Lundi, je devais dire quelques mots lors d'une cérémonie inaugurale avec le ministre de l'Intérieur, la directrice de la protection civile, le vice-recteur de l'Université d'État, bref plein de gens sérieux. Ma secrétaire avait réservé pour moi une chambre à proximité, car la cérémonie allait se terminer après le coucher du soleil et que les consignes de sécurité font que nous ne devons pas rouler hors de la ville la nuit. À l'hôtel, surprise, on respectait la chambre, mais pas le prix! On me demandait environ 20% de plus (20% de plus de votre argent; je dirige un projet financé par la coopération canadienne).

Depuis le séisme, beaucoup de fournisseurs ici augmentent leur profit. Les hôteliers suivent le mouvement, les chambres étant plus rares, car plusieurs hôtels se sont effondrés.
Et ces fournisseurs, pour avoir votre clientèle, n'hésitent pas à vous mentir. Une fois que vous êtes coincés, que vous ne pouvez plus changer d'avis, ils violent leur parole et vous demandent plus ou vous donnent moins.
Le phénomène est largement répandu aujourd'hui en Haïti. C'est sans doute ce qui explique que personne ne semble plus faire confiance à personne. À force de mensonges, de paroles et d'engagements non respectés, on a rompu le lien de confiance. Ici, on n'achète plus une maison; même signée devant un notaire la transaction peut être fausse et vous achetez en fait une maison qui n'appartient pas au vendeur. Alors, on n'investit plus, on ne croit plus, on ne s'associe plus.
Toute société se base sur les relations entre les groupes et entre les personnes. Et toute relation se fonde sur la confiance. Quand celle-ci est ébranlée, elle l'est pour toujours. Quoi que l'on fasse, si on a triché une fois, l'autre se méfiera au moins un peu à l'avenir.
Il nous arrive à tous de tricher. Mais il est essentiel que nous tenions parole. Quand on prend un engagement même celui d'écrire un texte pour le lendemain! on le respecte. Que ce soit comme parent, comme vendeur, comme gestionnaire, comme professionnel, le bon état de notre société dépend de chacun de nous et de notre volonté de respecter nos engagements. Quand un fraudeur comme Vincent Lacroix vole des épargnants, il ne fait pas que les voler; il détruit leur confiance et celle de milliers d'autres personnes qui planifient leur retraite. Il faut donc, pour compenser les ravages commis par un seul fraudeur, des milliers de personnes honnêtes. C'est vous, dans vos actions de tous les jours, qui faites que notre société existe, se tient et prospère. C'est la somme de vos consciences individuelles qui font que les titres de propriété, l'argent, le travail, la famille gardent leur sens et leur valeur. Sans vos consciences, sans votre respect de la parole donnée, rien n'est possible pour les humains.

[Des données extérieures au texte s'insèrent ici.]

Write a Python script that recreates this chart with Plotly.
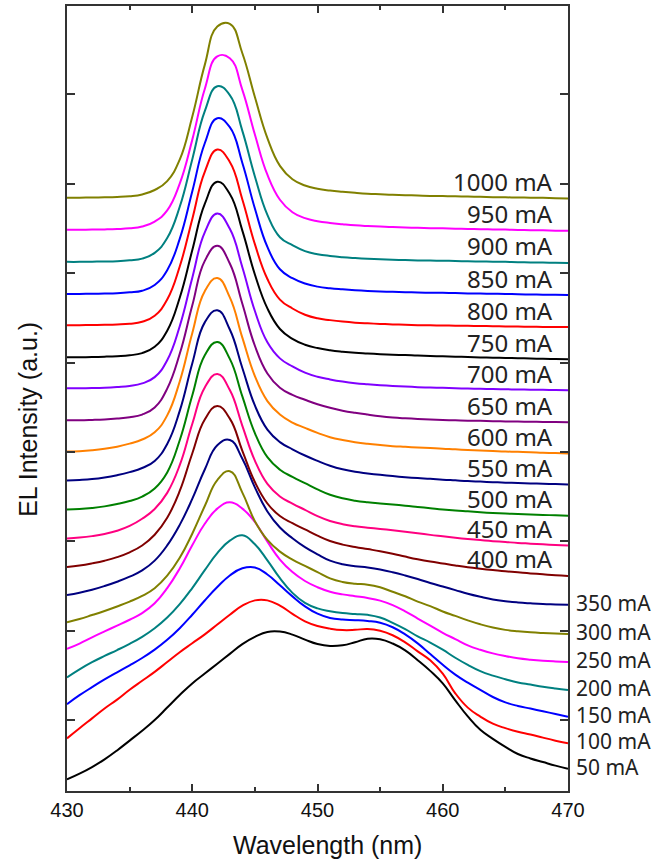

Surtout, il faut que ceux et celles qui nous représentent respectent leur parole, suivent leur engagement. Nous avons tous le droit à l'erreur, nous avons tous des comportements privés qui peuvent être ridicules ou discutables. Mais nos particularités et nos faiblesses ne doivent pas porter sur la parole donnée. Car alors il ne s'agit plus seulement de mensonge ou de tricherie, il s'agit de la rupture du lien fondamental qui nous unit les uns aux autres: la confiance.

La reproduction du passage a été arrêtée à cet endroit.